L'histoire imaginée par Gorki commence alors que le commerce familial est au bord de la faillite et que le père de famille, alcoolique, se meurt. Tout le monde veut prendre sa part et quitter le navire. Et chacun a ses intérêts particuliers. Vassa, la mère de famille, cherchera à imposer sa façon de faire, de manière à sauver l'entreprise et protéger les siens, dont ce fils révolutionnaire emprisonné pour agitation sociale.

Écrite en 1910, dans une période de grande incertitude en Russie, Vassa a été adaptée par Alexandre Marine avant d'être traduite en français par Anne-Catherine Lebeau, collaboratrice de longue date (qui a notamment traduit l'adaptation russe d'Un tramway nommé Désir... de Marine, présentée l'an dernier).

«C'était une période, entre les deux révolutions, où la morale changeait, parce que le monde changeait, indique Alexandre Marine. Où il n'était pas aisé de dire qui a tort et qui a raison. D'un point de vue politique, social ou simplement humain. En ce sens, nous vivons un peu la même chose aujourd'hui...»

Une deuxième version, plus connue et plus souvent jouée, a été écrite en 1935, peu avant la mort de l'auteur. «Mais, précise Alexandre Marine, Gorki était alors entouré des membres du Parti communiste. Je préfère sa première version, dit-il, parce qu'il n'avait aucune attache politique. D'ailleurs, le titre original était simplement: La mère

Serait-ce donc une pièce sur le matriarcat? «D'une certaine manière, oui. C'est en effet très féminin comme univers, convient le metteur en scène. Mais c'est encore plus une pièce sur la psychologie féminine. Et peut-être aussi un hommage aux femmes de pouvoir qui préservent la vie, contrairement aux hommes de l'époque, plus tyranniques.»

L'action se passe essentiellement à l'intérieur d'une maison. Mais Alexandre Marine, dans son adaptation, a voulu agrandir l'espace pour montrer à quel point ce drame ne concerne pas seulement les personnages de Gorki, qui ont vécu au début du XXe siècle, mais qu'il s'adresse en fait à nous tous aujourd'hui. «Parce que rien dans les relations humaines n'a changé en 100 ans», dit-il.

«Pour créer cet immense espace, nous avons utilisé des miroirs et imaginé un grand jardin qui symbolise l'espoir et l'amour, et où nous transportons le spectateur de temps à autre. C'est un travail d'équipe. Jasmine Catudel a travaillé sur le décor; Jessica Poirier-Chang, une des designers les plus talentueuses de Montréal, sur les costumes; et mon fils Dmitri a composé la musique.»

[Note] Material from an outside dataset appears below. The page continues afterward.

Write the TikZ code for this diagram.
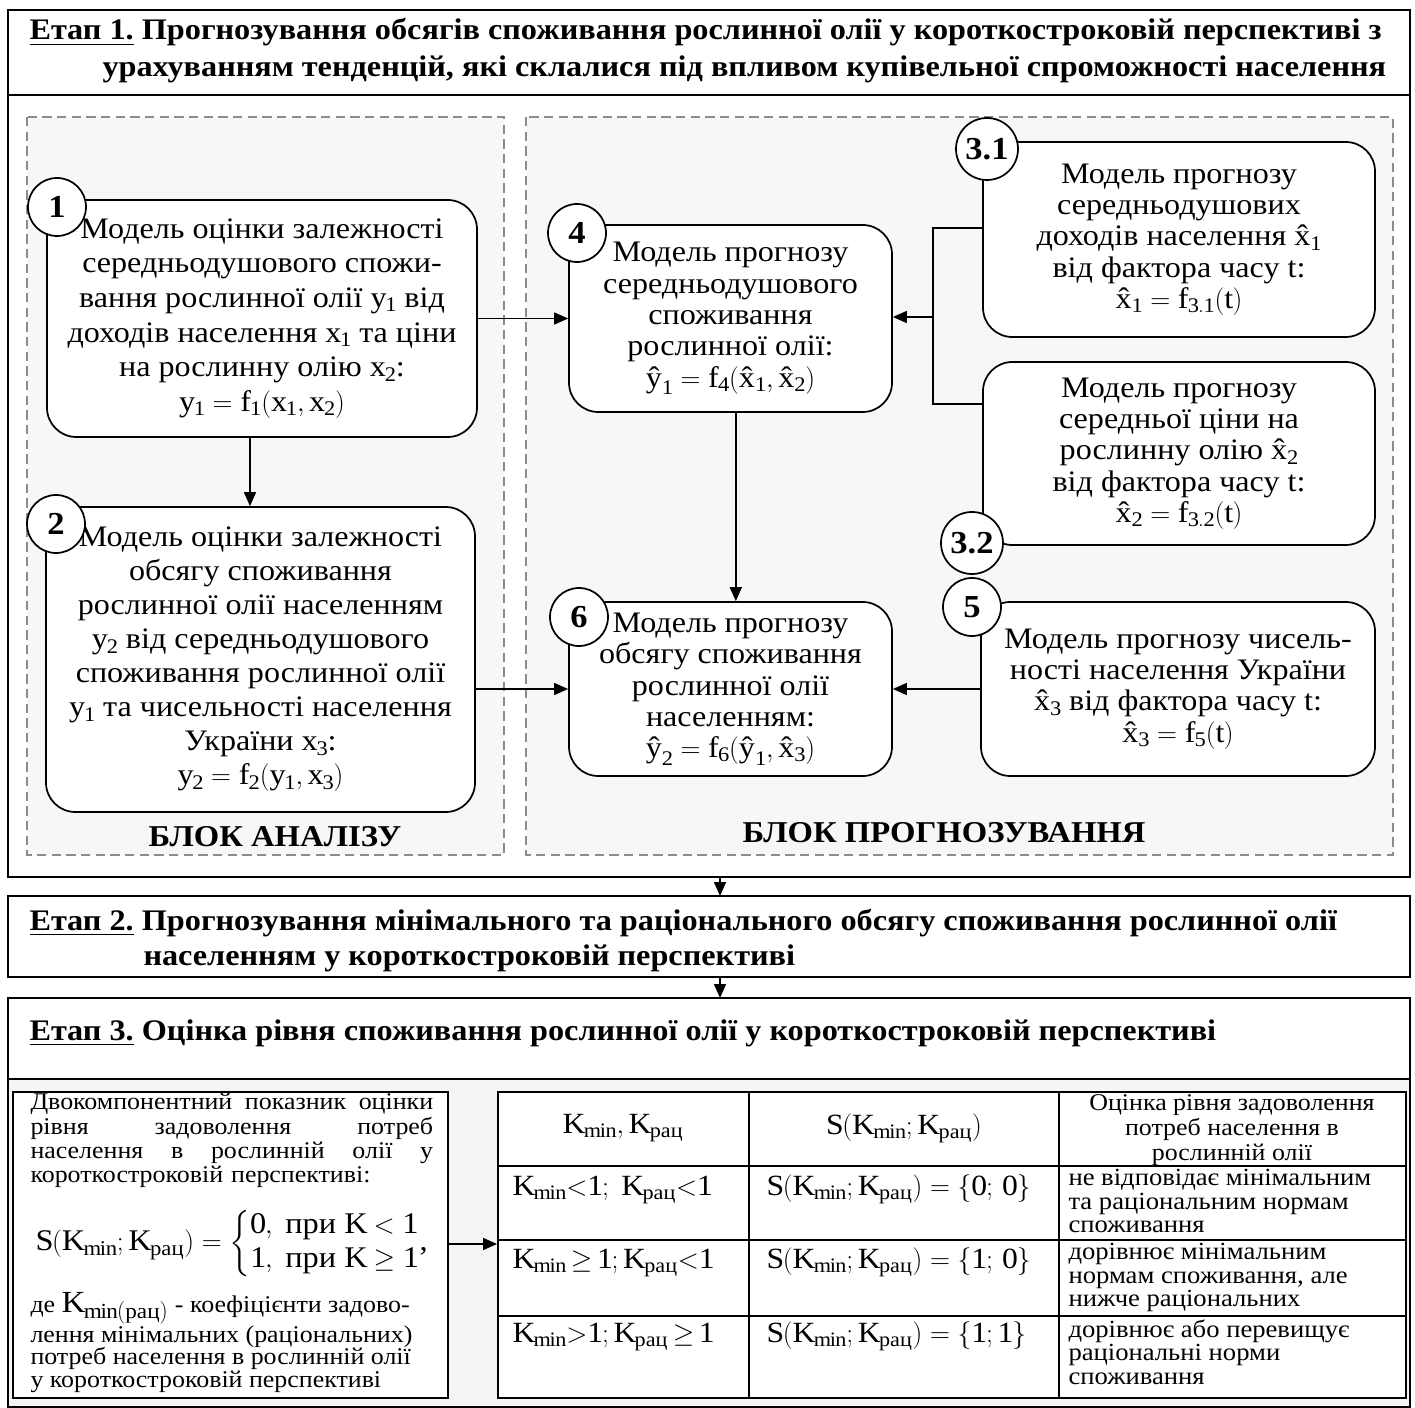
\documentclass[tikz,border=0pt]{standalone}
\usepackage{amsmath}
\usepackage{fontspec}
\setmainfont{Liberation Serif}[FakeStretch=1.08]
\usetikzlibrary{arrows.meta}

\newcommand{\fm}[1]{\ensuremath{\mathrm{#1}}}
\newcommand{\xhat}{\text{\^x}}
\newcommand{\yhat}{\text{\^y}}
\newcommand{\Kmin}{K_{min}}
\newcommand{\Krac}{K_{\text{рац}}}
\newcommand{\fullline}[1]{\leavevmode\hbox to 302pt{#1}}

\tikzset{every picture/.style={line width=0.75pt}}
\tikzset{
  model/.style={draw, line width=1.3pt, rounded corners=22pt, fill=white, align=center, inner sep=1pt, font=\fontsize{22.3}{23.5}\selectfont},
  num/.style={draw, circle, line width=1.3pt, fill=white, inner sep=0pt, minimum size=43.5pt, font=\bfseries\fontsize{24}{24}\selectfont},
  blok/.style={draw=black!45, dash pattern=on 7pt off 4pt, line width=1.3pt, fill=black!3},
  frame/.style={draw, line width=1.6pt},
  grid/.style={line width=1.4pt},
  arr/.style={-{Triangle[length=10.5pt,width=9pt]}, line width=1.1pt},
  etap/.style={anchor=base west, inner sep=0pt, font=\bfseries\fontsize{22.4}{25}\selectfont},
  blokname/.style={inner sep=0pt, font=\bfseries\fontsize{22.7}{22.7}\selectfont},
  cell/.style={inner sep=0pt, anchor=base west, font=\fontsize{22}{24}\selectfont},
  note/.style={inner sep=0pt, anchor=north west, align=left, font=\fontsize{18.5}{17.6}\selectfont}
}

\begin{document}
\begin{tikzpicture}[x=0.75pt,y=0.75pt,yscale=-1,xscale=1]
    \useasboundingbox (0,0) rectangle (1415,1408);

    %Stage 1 frame
    \draw[frame] (8,10) rectangle (1410,877);
    \draw[frame] (8,95) -- (1410,95);
    \node[etap] (t1a) at (29,40) {\underline{Етап 1.} Прогнозування обсягів споживання рослинної олії у короткостроковій перспективі з};
    \node[etap] (t1b) at (102,77) {урахуванням тенденцій, які склалися під впливом купівельної спроможності населення};

    %Dashed blocks
    \draw[blok] (27,117) rectangle (504,855);
    \draw[blok] (526,117) rectangle (1393,855);
    \node[blokname] (ba) at (275,837) {БЛОК АНАЛІЗУ};
    \node[blokname] (bp) at (944,833) {БЛОК ПРОГНОЗУВАННЯ};

    %Analysis models
    \node[model, minimum width=322.5pt, minimum height=177.75pt, font=\fontsize{22.3}{26}\selectfont] (m1) at (262,318.5) {Модель оцінки залежності\\ середньодушового спожи-\\ вання рослинної олії \fm{y_1} від\\ доходів населення \fm{x_1} та ціни\\ на рослинну олію \fm{x_2}:\\ $\fm{y_1 = f_1(x_1, x_2)}$};
    \node[model, minimum width=321.75pt, minimum height=228.75pt, font=\fontsize{22.3}{25.5}\selectfont] (m2) at (260.5,659.5) {Модель оцінки залежності\\ обсягу споживання\\ рослинної олії населенням\\ \fm{y_2} від середньодушового\\ споживання рослинної олії\\ \fm{y_1} та чисельності населення\\ України \fm{x_3}:\\ $\fm{y_2 = f_2(y_1, x_3)}$};

    %Forecast models
    \node[model, minimum width=242.25pt, minimum height=140.25pt] (m4) at (730.5,318.5) {Модель прогнозу\\ середньодушового\\ споживання\\ рослинної олії:\\ $\fm{\yhat_1 = f_4(\xhat_1, \xhat_2)}$};
    \node[model, minimum width=242.25pt, minimum height=130.5pt] (m6) at (730.5,689) {Модель прогнозу\\ обсягу споживання\\ рослинної олії\\ населенням:\\ $\fm{\yhat_2 = f_6(\yhat_1, \xhat_3)}$};
    \node[model, minimum width=294pt, minimum height=146.25pt] (m31) at (1179,239.5) {Модель прогнозу\\ середньодушових\\ доходів населення \fm{\xhat_1}\\ від фактора часу t:\\ $\fm{\xhat_1 = f_{3.1}(t)}$};
    \node[model, minimum width=294pt, minimum height=137.25pt] (m32) at (1179,453.5) {Модель прогнозу\\ середньої ціни на\\ рослинну олію \fm{\xhat_2}\\ від фактора часу t:\\ $\fm{\xhat_2 = f_{3.2}(t)}$};
    \node[model, minimum width=295.5pt, minimum height=130.5pt] (m5) at (1178,689) {Модель прогнозу чисель-\\ ності населення України\\ \fm{\xhat_3} від фактора часу t:\\ $\fm{\xhat_3 = f_5(t)}$};

    %Numbers
    \node[num] (n1) at (57,207) {1};
    \node[num] (n2) at (56,524) {2};
    \node[num] (n4) at (577,233) {4};
    \node[num] (n6) at (579,617) {6};
    \node[num, minimum size=46.5pt] (n31) at (987,149) {3.1};
    \node[num, minimum size=46.5pt] (n32) at (972,543) {3.2};
    \node[num] (n5) at (972,607) {5};

    %Connectors
    \coordinate (j31) at (933,228);
    \coordinate (j32) at (933,404);
    \coordinate (jn) at (933,317);
    \draw[arr] (m1.east) -- (m4.west);
    \draw[arr] ([xshift=-9pt]m1.south) -- ([xshift=-9pt]m1.south |- m2.north);
    \draw[arr] (m2.east |- m6.west) -- (m6.west);
    \draw[arr] ([xshift=4pt]m4.south) -- ([xshift=4pt]m6.north);
    \draw[arr] (m5.west) -- (m6.east);
    \draw[line width=1.1pt] (m31.west |- j31) -- (j31) -- (j32) -- (m32.west |- j32);
    \draw[arr] (jn) -- (m4.east |- jn);

    %Stage 2
    \coordinate (e1) at (720,877);
    \coordinate (e2t) at (720,896);
    \coordinate (e2b) at (720,977);
    \coordinate (e3) at (720,998);
    \draw[frame] (8,896) rectangle (1410,977);
    \node[etap] (t2a) at (29,930) {\underline{Етап 2.} Прогнозування мінімального та раціонального обсягу споживання рослинної олії};
    \node[etap] (t2b) at (143,965) {населенням у короткостроковій перспективі};
    \draw[arr] (e1) -- (e2t);
    \draw[arr] (e2b) -- (e3);

    %Stage 3
    \fill[black!4] (8,1079) rectangle (1410,1407);
    \draw[frame] (8,998) rectangle (1410,1407);
    \draw[line width=2.2pt] (8,1079) -- (1410,1079);
    \node[etap] (t3) at (29,1040) {\underline{Етап 3.} Оцінка рівня споживання рослинної олії у короткостроковій перспективі};

    %Indicator box
    \node[draw, line width=1.4pt, fill=white, minimum width=326.25pt, minimum height=229.5pt, inner sep=0pt] (kbox) at (230.5,1245) {};
    \node[inner sep=0pt, anchor=north west, text width=304pt, align=left, font=\fontsize{18}{18.25}\selectfont] (kpar1) at (30,1093) {\fullline{Двокомпонентний \hfill показник \hfill оцінки}\\ \fullline{рівня \hfill задоволення \hfill потреб}\\ \fullline{населення \hfill в \hfill рослинній \hfill олії \hfill у}\\ короткостроковій перспективі:};
    \node[inner sep=0pt, anchor=west, font=\fontsize{22.5}{24}\selectfont] (kform) at (35,1244) {$\fm{S(\Kmin;\Krac)} = \left\{\begin{array}{@{}l@{}} \fm{0,\ \text{при}\ K<1}\\[2pt] \fm{1,\ \text{при}\ K\geq 1}\end{array}\right.$,};
    \node[inner sep=0pt, anchor=north west, align=left, font=\fontsize{18}{17}\selectfont] (kpar2) at (30,1292) {де {\fontsize{23}{17}\selectfont$\fm{K_{min(\text{рац})}}$} - коефіцієнти задово-\\ лення мінімальних (раціональних)\\ потреб населення в рослинній олії\\ у короткостроковій перспективі};

    %Table
    \node[draw, line width=1.4pt, fill=white, minimum width=681pt, minimum height=229.5pt, inner sep=0pt] (tab) at (952,1245) {};
    \foreach \y in {1166,1240,1316}
        \draw[grid] (498,\y) -- (1406,\y);
    \foreach \x in {749,1059}
        \draw[grid] (\x,1092) -- (\x,1398);
    \draw[arr] (kbox.east |- kform) -- (tab.west |- kform);

    % Text Node
    \node[inner sep=0pt, font=\fontsize{22}{24}\selectfont] (h1) at (623,1128) {$\fm{\Kmin, \Krac}$};
    \node[inner sep=0pt, font=\fontsize{22}{24}\selectfont] (h2) at (904,1128) {$\fm{S(\Kmin;\Krac)}$};
    \node[inner sep=0pt, align=center, font=\fontsize{18}{18.5}\selectfont] (h3) at (1232,1130) {Оцінка рівня задоволення\\ потреб населення в\\ рослинній олії};
    \node[cell] (r1a) at (512,1195) {$\fm{\Kmin{<}1;\ \Krac{<}1}$};
    \node[cell] (r1b) at (766,1195) {$\fm{S(\Kmin;\Krac) = \{0;\,0\}}$};
    \node[note] (r1c) at (1068,1169) {не відповідає мінімальним\\ та раціональним нормам\\ споживання};
    \node[cell] (r2a) at (512,1268) {$\fm{\Kmin\,{\geq}\,1;\Krac{<}1}$};
    \node[cell] (r2b) at (766,1268) {$\fm{S(\Kmin;\Krac) = \{1;\,0\}}$};
    \node[note] (r2c) at (1068,1243) {дорівнює мінімальним\\ нормам споживання, але\\ нижче раціональних};
    \node[cell] (r3a) at (512,1342) {$\fm{\Kmin{>}1;\Krac\,{\geq}\,1}$};
    \node[cell] (r3b) at (766,1342) {$\fm{S(\Kmin;\Krac) = \{1;1\}}$};
    \node[note] (r3c) at (1068,1319) {дорівнює або перевищує\\ раціональні норми\\ споживання};

\end{tikzpicture}
\end{document}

Outre Sylvie Drapeau et Jean-François Casabonne - qu'Alexandre Marine a dirigé dans La métamorphose, de Kafka -, tous les autres acteurs sont de nouveaux collaborateurs pour le metteur en scène: Catherine De Léan, Marc Paquet, Hubert Proulx, Roger Léger, Évelyne Brochu, Geneviève Schmidt et Émilie Gilbert complètent ainsi la distribution.

Mais les projets d'Alexandre Marine ne s'arrêtent pas là. Il continue de travailler et de jouer en Russie, où il a un pied-à-terre. Et comme il ne veut pas se limiter qu'aux auteurs russes, il présentera en janvier, au Théâtre Tabakov de Moscou, son adaptation du roman En attendant les barbares, du Sud-Africain John Maxwell Coetzee, qu'il qualifie d'«un des meilleurs romans du XXe siècle». Rien de moins.

Vassa, au Rideau Vert du 14 septembre au 16 octobre.